In fact, there have been studies conducted which show that should you suffer a life changing injury, such as paralysis, or win the lottery, you would return to your base level of happiness within one year. That’s right, less than 12 months later, you would have adapted to your new circumstances completely.
It is difficult then to imagine that making your bed, not snoozing your alarm, journaling, practicing gratitude or any of the other virtues being extolled with really turn your world upside down in any meaningful way.
To be clear, I am not telling you not to invest in personal development. I am certainly going to continue to dip into what I find is a fascinating subject. You will get loads of advice and tips and some of it will likely resonate with you. You may even go so far as to implement some of the changes. I have done so myself.
Most recently I had a go at Mel Robbin’s 5 Second Rule. It’s a really simple principle. As soon as you get the urge to do something which will move you towards your goal, act on it within 5 seconds, before your brain has a chance to kill it. The beauty of this is in its simplicity, and it really does work. It helped me to reduce procrastination and align my actions with my goals.
This will undoubtedly make life a little easier and perhaps a little better. Will it change it? I don’t think so. But that’s okay. If you can make small improvements in your life which make you feel better, fantastic. If all of those small changes eventually add up to big, fat results, even better.

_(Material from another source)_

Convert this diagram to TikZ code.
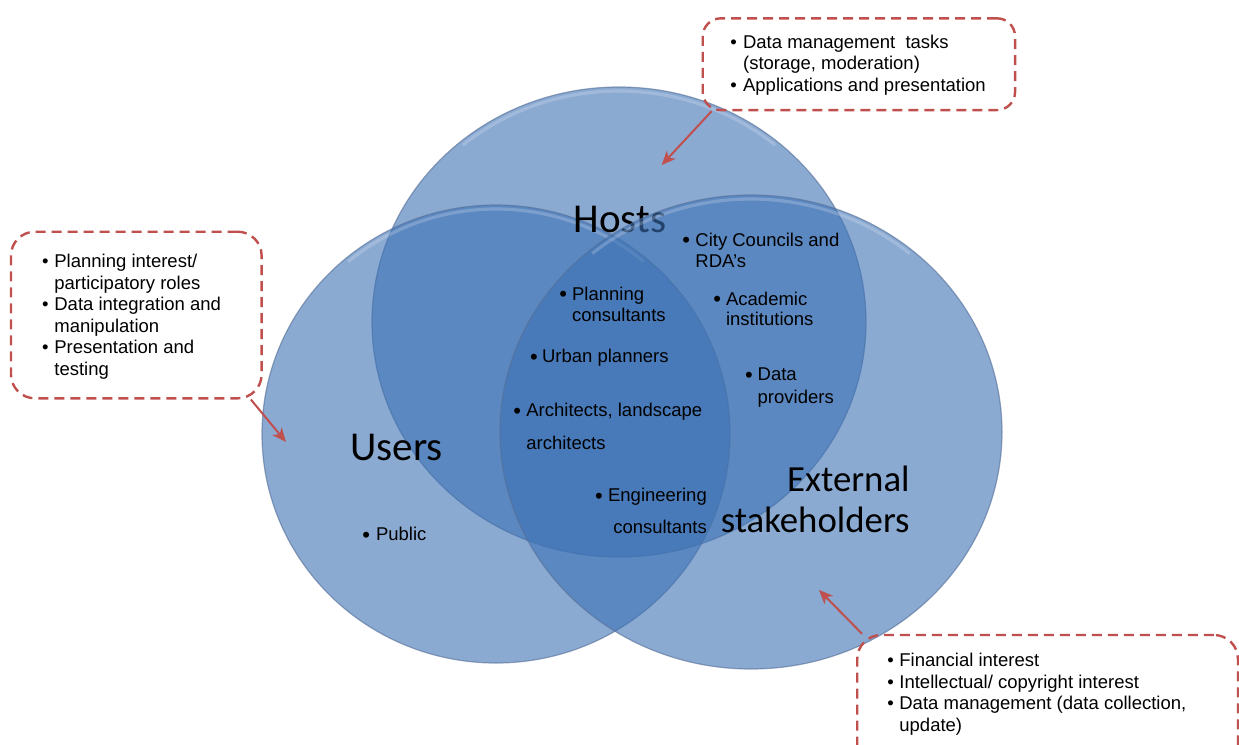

Here’s the thing though. Even if you follow the book’s guidance to a tee, implement every hack and dutifully execute every idea, and in a year, or ten years your life is noticeably different, the book still did not change your life. You changed your life, because only you can. Stop giving other people credit for your hard work. They may give you the tools, but at the end of the day it’s on you. They are not your f**king Gurus!